Currently, there are no timelines for the numerous City agencies involved in contract oversight to complete their work. It can take months or even years from the time a vendor is awarded a contract until the City submits it for registration to the Comptroller’s office, which legally allows a vendor to be paid. After the contracting agency decides what it needs to procure, up to five other City agencies perform oversight functions before the contract is submitted to the Comptroller’s Office for registration: the Mayor’s Office of Contract Services, Office of Management and Budget, Law Department, Department of Investigation and Department of Small Business Services. None of these agencies are required to perform their duties within a specified timeframe and there is no visibility into how long each agency takes to perform their tasks. As a result, the process lacks standardization and there is no way to learn how long it might take for any particular contract to be registered.
The scope of the problem has been documented in numerous reports by the Comptroller’s Office. In FY18, ninety-six percent of the contracts registered by our office were registered within the initial 30 day review window. However, we found that 80 percent of all new and renewal contracts submitted to the Comptroller’s Office for registration arrived after their start date had already passed. Forty percent of these contracts were late by six months or more. When looking only at human service contracts – a sector that is particularly hard hit by contracting delays – that number increased to 89 percent, with 52 percent of those contracts arriving for registration more than six months late. And when looking at M/WBEs, we also found that 69 percent of new and renewal contracts arrived at the Comptroller’s Office for registration after the contract start date had already passed, with 25 percent of these contracts arriving at least 90 days late.
These statistics have adverse impacts on City vendors. Some vendors, particularly construction firms, may elect not to start work until their contract is registered to avoid working at their own risk. This can mean slowed progress on City projects and costs that rise with time and delay.
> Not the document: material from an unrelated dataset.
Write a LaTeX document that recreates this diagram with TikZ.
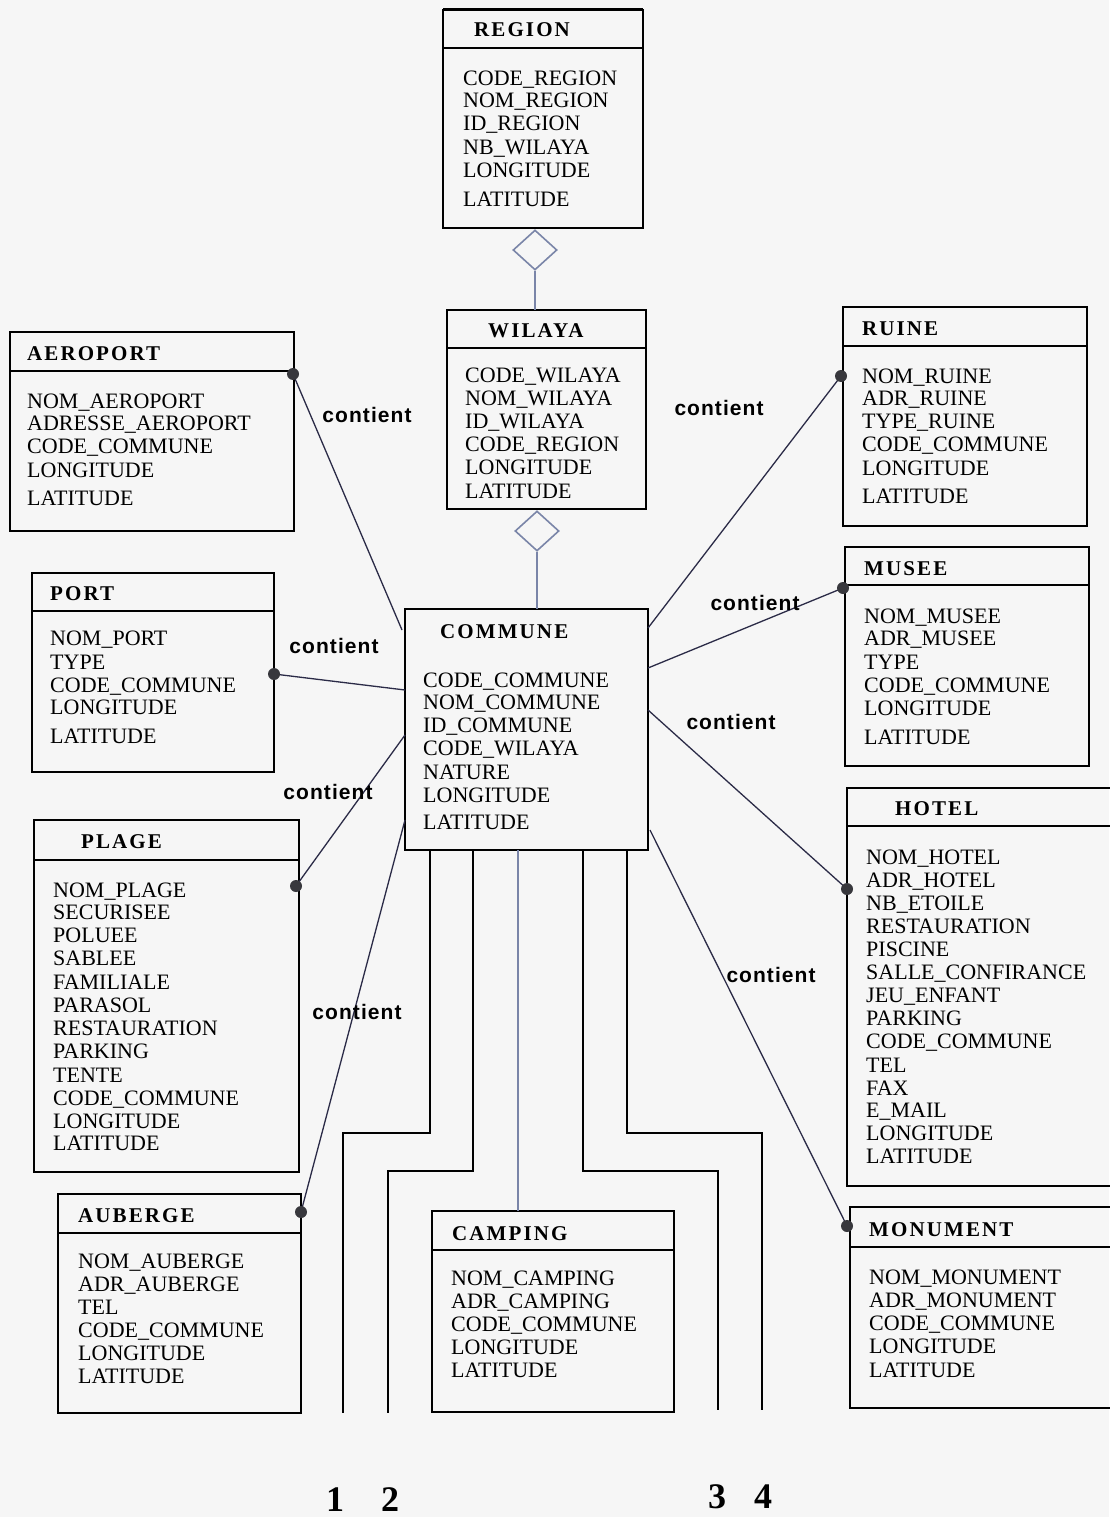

Other contractors may refuse to even bid on a contract due to the slow pace of City procurement, narrowing the pool of contractors the City can draw on and limiting competition. Non-profit organizations may not have the option of waiting to begin contracted work. This can mean taking bridge loans from the City, seeking other loans, or potentially having cash flow problems that threaten the stability of the organization and ultimately the services they provide to the most vulnerable among us.
Our office’s recommendations to tackle this problem are straightforward, and we have been saying it for years.
First, the City should institute strict timeframes for City agencies with an oversight role in the procurement process to complete their tasks. The Comptroller’s Office is currently the only agency with a role in the City’s procurement process that performs its duties within a specified timeframe as required by the New York City Charter.
Second, the City should create a transparent contract tracking system that would allow vendors to view the status of their contracts. Vendors that do business with the City of New York have very limited visibility into the contracting process. The only real transparency in the contracting process happens when contracts are submitted to the Comptroller’s office and the registration status automatically appears in checkbooknyc.com, the Comptroller’s transparency website for City spending and contracts. To bring more transparency to the process, the City should create a tracking system that allows vendors to follow their contracts throughout each stage of the procurement process. With such a system, vendors would be able to see if their contracts are under review at the Mayor’s Office of Contract Services, the Office of Management and Budget, or Corporation Counsel, and track how much time each agency is taking to execute their tasks.
The Charter Revision Commission is empowered to make changes to achieve transformative reforms and this is something that the City’s procurement process desperately needs. I urge you to consider these proposals as part of the changes the Commission will put forward to revise the Charter.
Thank you for your attention to this crucial issue.